Perspectives pour la liberté religieuse
Les perspectives de liberté religieuse aux Philippines restent floues. Bien que la Loi organique Bangsamoro ait quelque peu atténué les violences entre le gouvernement et la communauté musulmane de Mindanao, les groupes terroristes islamistes continuent d’attaquer principalement les communautés chrétiennes de l’île, causant des blessés et des morts.

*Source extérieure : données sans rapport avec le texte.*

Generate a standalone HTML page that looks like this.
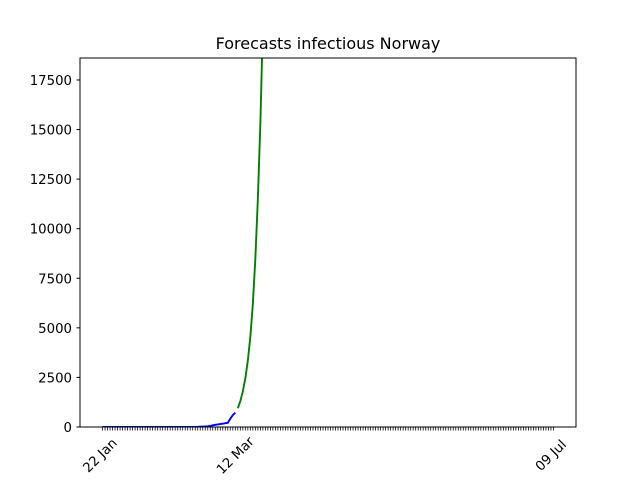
<!DOCTYPE html>
<html><head><meta charset="utf-8"><style>body{margin:0;background:#fff}svg{display:block;font-family:"DejaVu Sans","Liberation Sans",sans-serif}</style></head>
<body>
<svg id="chart" width="640" height="480">
<rect width="640" height="480" fill="#fff"/>
<text x="328" y="49" text-anchor="middle" font-size="16">Forecasts infectious Norway</text>
<defs><clipPath id="clip"><rect x="80" y="58" width="496" height="369"/></clipPath></defs>
<g id="ticks"></g>
<g id="lines" clip-path="url(#clip)"></g>
<rect x="80" y="58" width="496" height="369" fill="none" stroke="#000" stroke-width="1"/>
</svg>
<script>
const blueDays=[];for(let d=0;d<=53;d++)blueDays.push(d);
const blueVals=[0,0,0,0,0,0,0,0,0,0,0,0,0,0,0,0,0,0,0,0,0,0,0,0,0,0,0,0,0,0,0,0,0,0,0,0,1,2,6,15,19,25,32,56,87,108,130,150,170,190,210,420,600,720];
const greenDays=[54,55,56,57,58,59,60,61,62,63,64];
const greenVals=[950,1300,1800,2450,3350,4550,6200,8500,11500,15300,20300];
const yTicks=[0,2500,5000,7500,10000,12500,15000,17500];
const xLabelDays=[0,54,180];
const xLabels=["22 Jan","12 Mar","09 Jul"];
const tickDays=180;
const X=d=>80+(d+9)*496/198;
const Y=v=>427-v*369/18608;
const NS="http://www.w3.org/2000/svg";
const tg=document.getElementById('ticks'),lg=document.getElementById('lines');
function mk(t,a,p){const e=document.createElementNS(NS,t);for(const k in a)e.setAttribute(k,a[k]);p.appendChild(e);return e;}
yTicks.forEach(v=>{
 const l=mk('line',{x1:76.5,x2:80,y1:Y(v),y2:Y(v),stroke:'#000'},tg);
 
 
 const t=mk('text',{x:72,y:Y(v)+5,'text-anchor':'end','font-size':13.3},tg);t.textContent=v;
 
 
});
for(let d=0;d<=tickDays;d++){
 const l=mk('line',{x1:X(d),x2:X(d),y1:427,y2:430.5,stroke:'#000','stroke-width':0.8},tg);
 
 
}
xLabelDays.forEach((d,i)=>{
 const x=X(d)-3,y=455;
 const t=mk('text',{x:x,y:y+5,'text-anchor':'middle','font-size':13.3,transform:`rotate(-45 ${x} ${y})`},tg);t.textContent=xLabels[i];
 
 
});
function path(days,vals,col,name){
 const p=mk('polyline',{points:days.map((d,i)=>X(d)+','+Y(vals[i])).join(' '),fill:'none',stroke:col,'stroke-width':1.9},lg);
 
 
}
path(blueDays,blueVals,'#0000ff','observed-line');
path(greenDays,greenVals,'#008000','forecast-line');
</script>
</body></html>
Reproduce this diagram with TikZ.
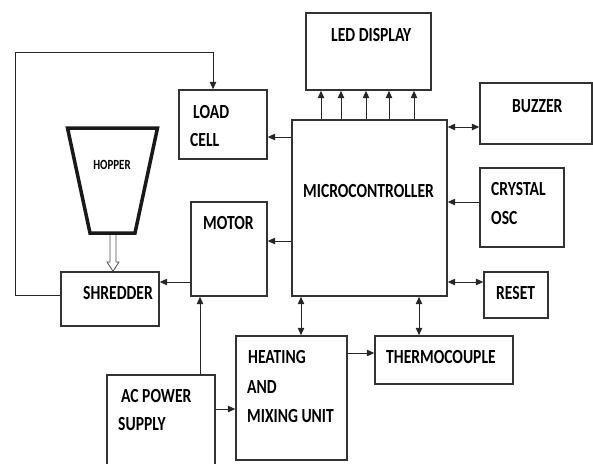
\documentclass[tikz,border=0pt]{standalone}
\usepackage{fontspec}
\newfontfamily\lblfont[FakeStretch=0.78]{Carlito}
\usetikzlibrary{arrows.meta, calc}

\begin{document}
\begin{tikzpicture}[x=1pt, y=-1pt,
    box/.style={draw=black!80, line width=1.4pt, inner sep=0pt},
    lbl/.style={inner sep=0pt, anchor=west, font=\lblfont\bfseries\fontsize{20}{23}\selectfont},
    arr/.style={-{Triangle[length=7.5pt,width=6.5pt]}, line width=1pt, black!85},
    dblarr/.style={{Triangle[length=7.5pt,width=6.5pt]}-{Triangle[length=7.5pt,width=6.5pt]}, line width=1pt, black!85}]

    % Frame (page size)
    \clip (0,0) rectangle (593,463);

    % Blocks
    \node[box, minimum width=125, minimum height=77] (led) at (368.5,51.5) {};
    \node[box, minimum width=155, minimum height=176] (micro) at (369.5,208) {};
    \node[box, minimum width=112, minimum height=61] (buzzer) at (536,113.5) {};
    \node[box, minimum width=84, minimum height=79] (crystal) at (522,207.5) {};
    \node[box, minimum width=88, minimum height=69] (load) at (223,124.5) {};
    \node[box, minimum width=76, minimum height=94] (motor) at (229,249) {};
    \node[box, minimum width=98, minimum height=54] (shredder) at (110,299) {};
    \node[box, minimum width=64, minimum height=46] (reset) at (516,295) {};
    \node[box, minimum width=138, minimum height=48] (thermo) at (444,360) {};
    \node[box, minimum width=111, minimum height=124] (heating) at (291.5,398) {};
    \node[box, minimum width=108, minimum height=110] (acps) at (161,430) {};

    % Hopper (thick trapezium)
    \draw[line width=3.5pt, black!90, line join=miter] (67.5,128) -- (157.5,128) -- (135,233) -- (90,233) -- cycle;
    \coordinate (hopbot) at (113,235);
    \node[inner sep=0pt, font=\lblfont\bfseries\fontsize{14}{16}\selectfont] (hopper) at (112,165) {HOPPER};

    % Labels
    \node[lbl] (led-txt) at (331,35) {LED DISPLAY};
    \node[lbl] (micro-txt) at (303,191) {MICROCONTROLLER};
    \node[lbl] (buzzer-txt) at (512,106) {BUZZER};
    \node[lbl] (crystal-txt) at (491,189) {CRYSTAL};
    \node[lbl] (osc-txt) at (491,218) {OSC};
    \node[lbl] (load-txt) at (193,112) {LOAD};
    \node[lbl] (cell-txt) at (190,140) {CELL};
    \node[lbl] (motor-txt) at (203,223) {MOTOR};
    \node[lbl] (shredder-txt) at (83,293) {SHREDDER};
    \node[lbl] (reset-txt) at (496,293) {RESET};
    \node[lbl] (thermo-txt) at (386,357) {THERMOCOUPLE};
    \node[lbl] (heating-txt) at (248,357) {HEATING};
    \node[lbl] (and-txt) at (247,387) {AND};
    \node[lbl] (mixing-txt) at (247,416) {MIXING UNIT};
    \node[lbl] (ac-txt) at (121,396) {AC POWER};
    \node[lbl] (supply-txt) at (118,424) {SUPPLY};

    % Microcontroller to LED display (5 lines)
    \foreach \x in {321,341,366,389,414} {
        \draw[arr] (micro.north -| \x,0) -- (led.south -| \x,0);
    }

    % Peripherals on the right
    \draw[dblarr] (micro.east |- 0,127) -- (buzzer.west |- 0,127);
    \draw[arr] (crystal.west |- 0,202) -- (micro.east |- 0,202);
    \draw[dblarr] (micro.east |- 0,282) -- (reset.west |- 0,282);

    % Left side
    \draw[arr] (micro.west |- 0,137) -- (load.east |- 0,137);
    \draw[arr] (micro.west |- 0,241) -- (motor.east |- 0,241);
    \draw[arr] (motor.west |- 0,282) -- (shredder.east |- 0,282);
    \draw[arr] (shredder.west |- 0,295) -- ++(-45,0) |- (213,52) -- (load.north -| 213,0);

    % Hopper feed (hollow arrow)
    \draw[line width=0.8pt, black!70, line join=miter]
        ($(hopbot)+(-3,0)$) -- ($(hopbot)+(-3,27)$) -- ($(hopbot)+(-6,27)$)
        -- (shredder.north -| hopbot) -- ($(hopbot)+(6,27)$) -- ($(hopbot)+(3,27)$)
        -- ($(hopbot)+(3,0)$);

    % Bottom
    \draw[dblarr] (micro.south -| 301,0) -- (heating.north -| 301,0);
    \draw[dblarr] (micro.south -| 419,0) -- (thermo.north -| 419,0);
    \draw[arr] (heating.east |- 0,353) -- (thermo.west |- 0,353);
    \draw[arr] (acps.east |- 0,409) -- (heating.west |- 0,409);
    \draw[arr] (acps.north -| 200,0) -- (motor.south -| 200,0);

\end{tikzpicture}
\end{document}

Sur le plan juridique, bien que la Constitution garantisse la liberté religieuse, les chrétiens craignent que la loi anti-discrimination globale de 2024 ne constitue un défi à la liberté religieuse – en particulier le fait que l’interprétation et l’application des dispositions légales relatives à l’identité de genre et à l’orientation sexuelle ne remettent en cause la capacité des institutions religieuses à embaucher du personnel et à mener leurs activités conformément à leurs convictions religieuses. Enfin, des inquiétudes persistent en ce qui concerne l’utilisation abusive de la loi antiterroriste – surtout les pratiques telles que le marquage rouge – pour cibler les personnes critiquant le gouvernement, notamment les chefs religieux et les défenseurs des droits humains.
Les perspectives de la liberté religieuse dans le pays restent inchangées.